▶ **What the exercise asks**:
Each line below must be set down exactly; omit any image you find.

::::

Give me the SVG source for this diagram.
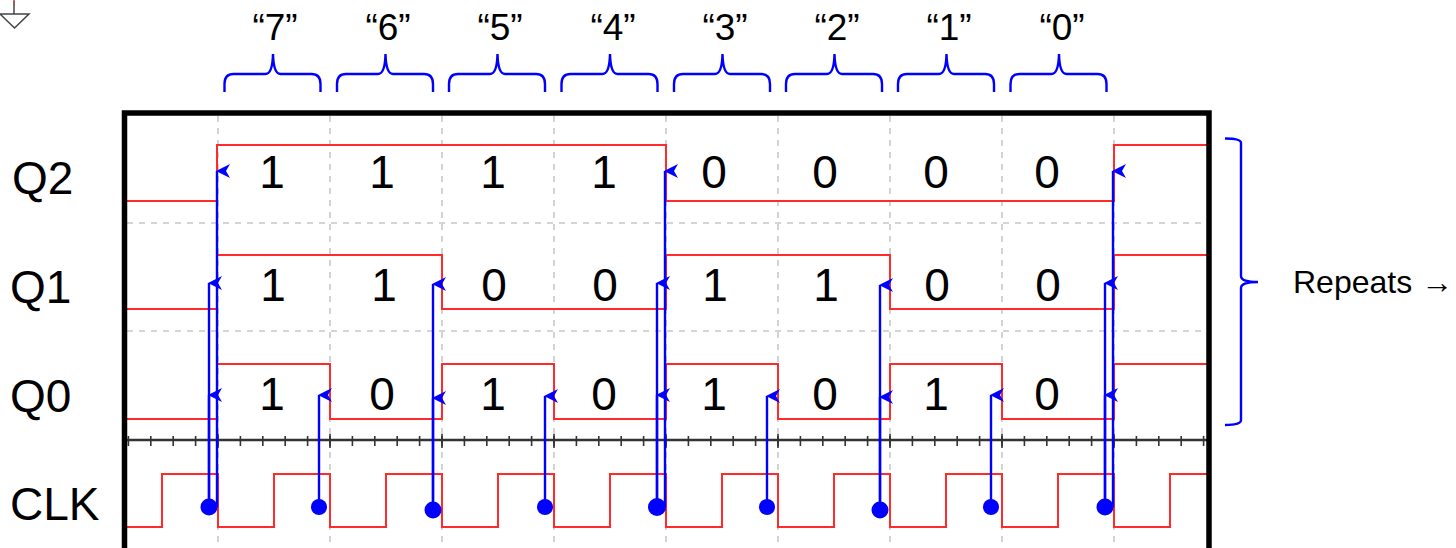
<svg xmlns="http://www.w3.org/2000/svg" xmlns:xlink="http://www.w3.org/1999/xlink" width="1456" height="548" viewBox="0 0 1456 548">
<style>
text{font-family:"Liberation Sans",Arial,sans-serif;fill:#000}
.big{font-size:46px}
.bit{font-size:46px;text-anchor:middle}
.q{font-size:37px;text-anchor:middle}
.rep{font-size:32px}
.grid{stroke:#c8c8c8;stroke-width:1.6;stroke-dasharray:6 6;fill:none}
.trace{stroke:#ff2a2a;stroke-width:2;fill:none}
.wire{stroke:#0000ff;stroke-width:2.4;fill:none;marker-end:url(#head)}
.dot{fill:#0000ff}
.brace{stroke:#0000ff;stroke-width:2.4;fill:none}
</style>
<defs>
<marker id="head" markerUnits="userSpaceOnUse" markerWidth="16" markerHeight="16" refX="1" refY="8" orient="0">
<path d="M0 8L14 1L10 8L14 15Z" fill="#0000ff"/>
</marker>
<path id="b" class="brace" d="M0 92V84Q0 74 9 74H41Q48 74 48.500 54Q49 74 56 74H87Q96 74 96 84V92"/>
</defs>
<g id="ground">
<path d="M14 1V14M0 14H29L14.500 28L0 14Z" fill="none" stroke="#444" stroke-width="1.500"/>
<path d="M14 0V1.500" stroke="#ff2a2a" stroke-width="1.500"/>
</g>
<g id="grid">
<path class="grid" d="M218 116V548M330 116V548M442 116V548M554 116V548M666 116V548M778 116V548M890 116V548M1002 116V548M1114 116V548M127 223H1207M127 331H1207"/>
</g>
<g id="axis">
<line x1="127" y1="440" x2="1207" y2="440" stroke="#333" stroke-width="2.500"/>
<line x1="127.600" y1="441" x2="1207" y2="441" stroke="#333" stroke-width="10" stroke-dasharray="1.600 20.800"/>
<line x1="217.200" y1="441" x2="1207" y2="441" stroke="#333" stroke-width="14" stroke-dasharray="1.600 110.400"/>
</g>
<g id="traces">
<path id="trace-q2" class="trace" d="M127 201H217V145H666V201H1114V145H1207"/>
<path id="trace-q1" class="trace" d="M127 309H217V255H442V309H666V255H890V309H1114V255H1207"/>
<path id="trace-q0" class="trace" d="M127 419H217V364H330V419H442V364H554V419H666V364H778V419H890V364H1002V419H1114V364H1207"/>
<path id="trace-clk" class="trace" d="M127 527H162V474H218V527H274V474H330V527H386V474H442V527H498V474H554V527H610V474H666V527H722V474H778V527H834V474H890V527H946V474H1002V527H1058V474H1114V527H1170V474H1207"/>
</g>
<rect id="frame" x="124.500" y="113" width="1084.500" height="445" fill="none" stroke="#000" stroke-width="5.500"/>
<g id="connectors">
<path class="wire" d="M217 507V171"/>
<path class="wire" d="M209 507V283"/>
<path class="wire" d="M209 507V395"/>
<path class="wire" d="M319 507V395"/>
<path class="wire" d="M433 510V284"/>
<path class="wire" d="M433 510V398"/>
<path class="wire" d="M545 507V396"/>
<path class="wire" d="M665 507V171"/>
<path class="wire" d="M657 507V283"/>
<path class="wire" d="M657 507V395"/>
<path class="wire" d="M767 507V396"/>
<path class="wire" d="M880 510V285"/>
<path class="wire" d="M880 510V397"/>
<path class="wire" d="M991 507V395"/>
<path class="wire" d="M1113 507V171"/>
<path class="wire" d="M1105 507V283"/>
<path class="wire" d="M1105 507V395"/>
<circle class="dot" cx="209" cy="507" r="8.500"/>
<circle class="dot" cx="319" cy="507" r="8"/>
<circle class="dot" cx="433" cy="510" r="8.500"/>
<circle class="dot" cx="545" cy="507" r="8"/>
<circle class="dot" cx="657" cy="507" r="9"/>
<circle class="dot" cx="767" cy="507" r="8"/>
<circle class="dot" cx="880" cy="510" r="8.500"/>
<circle class="dot" cx="991" cy="507" r="8"/>
<circle class="dot" cx="1105" cy="507" r="8.500"/>
</g>
<g id="braces">
<use xlink:href="#b" href="#b" x="224.500"/>
<use xlink:href="#b" href="#b" x="337"/>
<use xlink:href="#b" href="#b" x="449"/>
<use xlink:href="#b" href="#b" x="561.500"/>
<use xlink:href="#b" href="#b" x="674"/>
<use xlink:href="#b" href="#b" x="786"/>
<use xlink:href="#b" href="#b" x="898"/>
<use xlink:href="#b" href="#b" x="1010.500"/>
<path class="brace" d="M1225 138.500Q1241 138.500 1241 143V276Q1241 282 1258 282Q1241 282 1241 288V420Q1241 425 1225 425"/>
</g>
<g id="labels">
<text class="big" x="12" y="194">Q2</text>
<text class="big" x="10" y="303">Q1</text>
<text class="big" x="10" y="412">Q0</text>
<text class="big" x="10" y="520">CLK</text>
<text class="rep" x="1293" y="293">Repeats →</text>
</g>
<g id="byte-labels">
<text class="q" x="275" y="40">“7”</text>
<text class="q" x="388" y="40">“6”</text>
<text class="q" x="500" y="40">“5”</text>
<text class="q" x="613" y="40">“4”</text>
<text class="q" x="725" y="40">“3”</text>
<text class="q" x="837" y="40">“2”</text>
<text class="q" x="949" y="40">“1”</text>
<text class="q" x="1062" y="40">“0”</text>
</g>
<g id="bits-q2">
<text class="bit" x="272" y="188">1</text>
<text class="bit" x="382" y="188">1</text>
<text class="bit" x="493" y="188">1</text>
<text class="bit" x="604" y="188">1</text>
<text class="bit" x="714" y="188">0</text>
<text class="bit" x="825" y="188">0</text>
<text class="bit" x="936" y="188">0</text>
<text class="bit" x="1047" y="188">0</text>
</g>
<g id="bits-q1">
<text class="bit" x="273" y="301">1</text>
<text class="bit" x="384" y="301">1</text>
<text class="bit" x="494" y="301">0</text>
<text class="bit" x="605" y="301">0</text>
<text class="bit" x="715" y="301">1</text>
<text class="bit" x="826" y="301">1</text>
<text class="bit" x="937" y="301">0</text>
<text class="bit" x="1048" y="301">0</text>
</g>
<g id="bits-q0">
<text class="bit" x="272" y="410">1</text>
<text class="bit" x="382" y="410">0</text>
<text class="bit" x="493" y="410">1</text>
<text class="bit" x="604" y="410">0</text>
<text class="bit" x="714" y="410">1</text>
<text class="bit" x="825" y="410">0</text>
<text class="bit" x="936" y="410">1</text>
<text class="bit" x="1047" y="410">0</text>
</g>
</svg>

::::

▶ **Right answer**:
Give me the SVG source for this diagram.
<svg xmlns="http://www.w3.org/2000/svg" xmlns:xlink="http://www.w3.org/1999/xlink" width="1456" height="548" viewBox="0 0 1456 548">
<style>
text{font-family:"Liberation Sans",Arial,sans-serif;fill:#000}
.big{font-size:46px}
.bit{font-size:46px;text-anchor:middle}
.q{font-size:37px;text-anchor:middle}
.rep{font-size:32px}
.grid{stroke:#c8c8c8;stroke-width:1.6;stroke-dasharray:6 6;fill:none}
.trace{stroke:#ff2a2a;stroke-width:2;fill:none}
.wire{stroke:#0000ff;stroke-width:2.4;fill:none;marker-end:url(#head)}
.dot{fill:#0000ff}
.brace{stroke:#0000ff;stroke-width:2.4;fill:none}
</style>
<defs>
<marker id="head" markerUnits="userSpaceOnUse" markerWidth="16" markerHeight="16" refX="1" refY="8" orient="0">
<path d="M0 8L14 1L10 8L14 15Z" fill="#0000ff"/>
</marker>
<path id="b" class="brace" d="M0 92V84Q0 74 9 74H41Q48 74 48.500 54Q49 74 56 74H87Q96 74 96 84V92"/>
</defs>
<g id="ground">
<path d="M14 1V14M0 14H29L14.500 28L0 14Z" fill="none" stroke="#444" stroke-width="1.500"/>
<path d="M14 0V1.500" stroke="#ff2a2a" stroke-width="1.500"/>
</g>
<g id="grid">
<path class="grid" d="M218 116V548M330 116V548M442 116V548M554 116V548M666 116V548M778 116V548M890 116V548M1002 116V548M1114 116V548M127 223H1207M127 331H1207"/>
</g>
<g id="axis">
<line x1="127" y1="440" x2="1207" y2="440" stroke="#333" stroke-width="2.500"/>
<line x1="127.600" y1="441" x2="1207" y2="441" stroke="#333" stroke-width="10" stroke-dasharray="1.600 20.800"/>
<line x1="217.200" y1="441" x2="1207" y2="441" stroke="#333" stroke-width="14" stroke-dasharray="1.600 110.400"/>
</g>
<g id="traces">
<path id="trace-q2" class="trace" d="M127 201H217V145H666V201H1114V145H1207"/>
<path id="trace-q1" class="trace" d="M127 309H217V255H442V309H666V255H890V309H1114V255H1207"/>
<path id="trace-q0" class="trace" d="M127 419H217V364H330V419H442V364H554V419H666V364H778V419H890V364H1002V419H1114V364H1207"/>
<path id="trace-clk" class="trace" d="M127 527H162V474H218V527H274V474H330V527H386V474H442V527H498V474H554V527H610V474H666V527H722V474H778V527H834V474H890V527H946V474H1002V527H1058V474H1114V527H1170V474H1207"/>
</g>
<rect id="frame" x="124.500" y="113" width="1084.500" height="445" fill="none" stroke="#000" stroke-width="5.500"/>
<g id="connectors">
<path class="wire" d="M217 507V171"/>
<path class="wire" d="M209 507V283"/>
<path class="wire" d="M209 507V395"/>
<path class="wire" d="M319 507V395"/>
<path class="wire" d="M433 510V284"/>
<path class="wire" d="M433 510V398"/>
<path class="wire" d="M545 507V396"/>
<path class="wire" d="M665 507V171"/>
<path class="wire" d="M657 507V283"/>
<path class="wire" d="M657 507V395"/>
<path class="wire" d="M767 507V396"/>
<path class="wire" d="M880 510V285"/>
<path class="wire" d="M880 510V397"/>
<path class="wire" d="M991 507V395"/>
<path class="wire" d="M1113 507V171"/>
<path class="wire" d="M1105 507V283"/>
<path class="wire" d="M1105 507V395"/>
<circle class="dot" cx="209" cy="507" r="8.500"/>
<circle class="dot" cx="319" cy="507" r="8"/>
<circle class="dot" cx="433" cy="510" r="8.500"/>
<circle class="dot" cx="545" cy="507" r="8"/>
<circle class="dot" cx="657" cy="507" r="9"/>
<circle class="dot" cx="767" cy="507" r="8"/>
<circle class="dot" cx="880" cy="510" r="8.500"/>
<circle class="dot" cx="991" cy="507" r="8"/>
<circle class="dot" cx="1105" cy="507" r="8.500"/>
</g>
<g id="braces">
<use xlink:href="#b" href="#b" x="224.500"/>
<use xlink:href="#b" href="#b" x="337"/>
<use xlink:href="#b" href="#b" x="449"/>
<use xlink:href="#b" href="#b" x="561.500"/>
<use xlink:href="#b" href="#b" x="674"/>
<use xlink:href="#b" href="#b" x="786"/>
<use xlink:href="#b" href="#b" x="898"/>
<use xlink:href="#b" href="#b" x="1010.500"/>
<path class="brace" d="M1225 138.500Q1241 138.500 1241 143V276Q1241 282 1258 282Q1241 282 1241 288V420Q1241 425 1225 425"/>
</g>
<g id="labels">
<text class="big" x="12" y="194">Q2</text>
<text class="big" x="10" y="303">Q1</text>
<text class="big" x="10" y="412">Q0</text>
<text class="big" x="10" y="520">CLK</text>
<text class="rep" x="1293" y="293">Repeats →</text>
</g>
<g id="byte-labels">
<text class="q" x="275" y="40">“7”</text>
<text class="q" x="388" y="40">“6”</text>
<text class="q" x="500" y="40">“5”</text>
<text class="q" x="613" y="40">“4”</text>
<text class="q" x="725" y="40">“3”</text>
<text class="q" x="837" y="40">“2”</text>
<text class="q" x="949" y="40">“1”</text>
<text class="q" x="1062" y="40">“0”</text>
</g>
<g id="bits-q2">
<text class="bit" x="272" y="188">1</text>
<text class="bit" x="382" y="188">1</text>
<text class="bit" x="493" y="188">1</text>
<text class="bit" x="604" y="188">1</text>
<text class="bit" x="714" y="188">0</text>
<text class="bit" x="825" y="188">0</text>
<text class="bit" x="936" y="188">0</text>
<text class="bit" x="1047" y="188">0</text>
</g>
<g id="bits-q1">
<text class="bit" x="273" y="301">1</text>
<text class="bit" x="384" y="301">1</text>
<text class="bit" x="494" y="301">0</text>
<text class="bit" x="605" y="301">0</text>
<text class="bit" x="715" y="301">1</text>
<text class="bit" x="826" y="301">1</text>
<text class="bit" x="937" y="301">0</text>
<text class="bit" x="1048" y="301">0</text>
</g>
<g id="bits-q0">
<text class="bit" x="272" y="410">1</text>
<text class="bit" x="382" y="410">0</text>
<text class="bit" x="493" y="410">1</text>
<text class="bit" x="604" y="410">0</text>
<text class="bit" x="714" y="410">1</text>
<text class="bit" x="825" y="410">0</text>
<text class="bit" x="936" y="410">1</text>
<text class="bit" x="1047" y="410">0</text>
</g>
</svg>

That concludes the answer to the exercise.